Os Estados Unidos da América, por exemplo, contam com uma entidade mantida pelo governo federal e estaduais, o Centro Nacional de Mitigação às Secas – NDMC, responsável por acompanhar o trabalho de centenas de pesquisadores e professores distribuídos entre algumas centenas de instituições quanto aos aspectos de previsão e acompanhamento do clima, de dezenas de entidades privadas nos diversos estados sobre a dimensão e o efeito das secas e as medidas de convivência, bem como as agências governamentais e bancos privados responsáveis pelo financiamento da atividades agrícolas. Cada país tem suas características e com elas aprendem como se deve se construir um esforço de convivência e reconstrução.
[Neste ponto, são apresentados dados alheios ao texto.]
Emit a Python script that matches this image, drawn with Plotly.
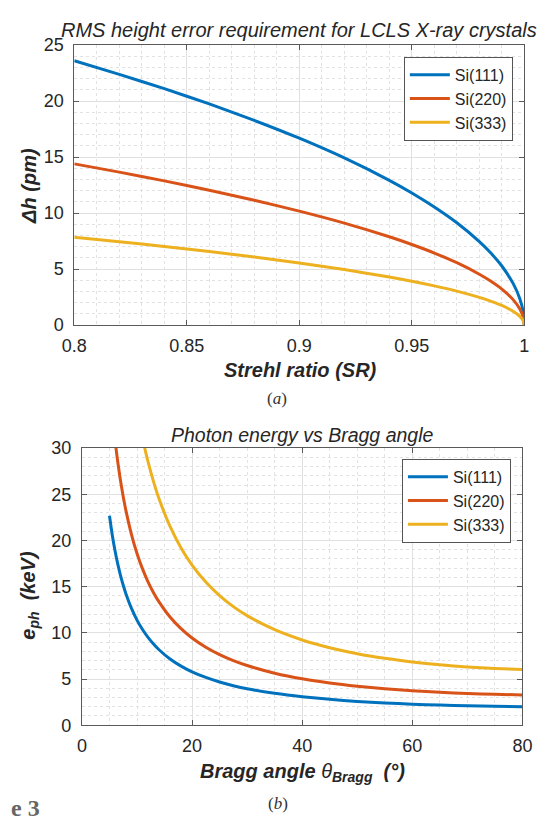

A Austrália, por exemplo, se destaca como aquela que melhor tem a oferecer quanto ao quesito gestão de recursos hídricos. A escassez presente na maioria de seu território levou os australianos a desenvolverem sistemas de uso, remuneração algo que se assemelha ao que é empregado no Brasil quando o tema é energia elétrica. Na realidade o que deve ser dito é que dentro e fora do país existem exemplos a serem avaliados de forma que algo diferente seja posto em prática.
A maioria dos estados nordestinos estão chegando ao final do período chuvoso com números preocupantes. Sabe-se ainda que não há como se encarar um fenômeno de dimensão regional com medidas locais ou mesmo estaduais. Logo é salutar que o governo federal, aquele que é acionado como principal, se antecipe e crie as condições para que a história não se repita de modo trágico. Que se procure de modo sensato fazer o dever de casa. Caso contrário é ficar refém de forças antagônicas do desenvolvimento regional. Aqueles que vivem do caos, da pobreza e das emergências.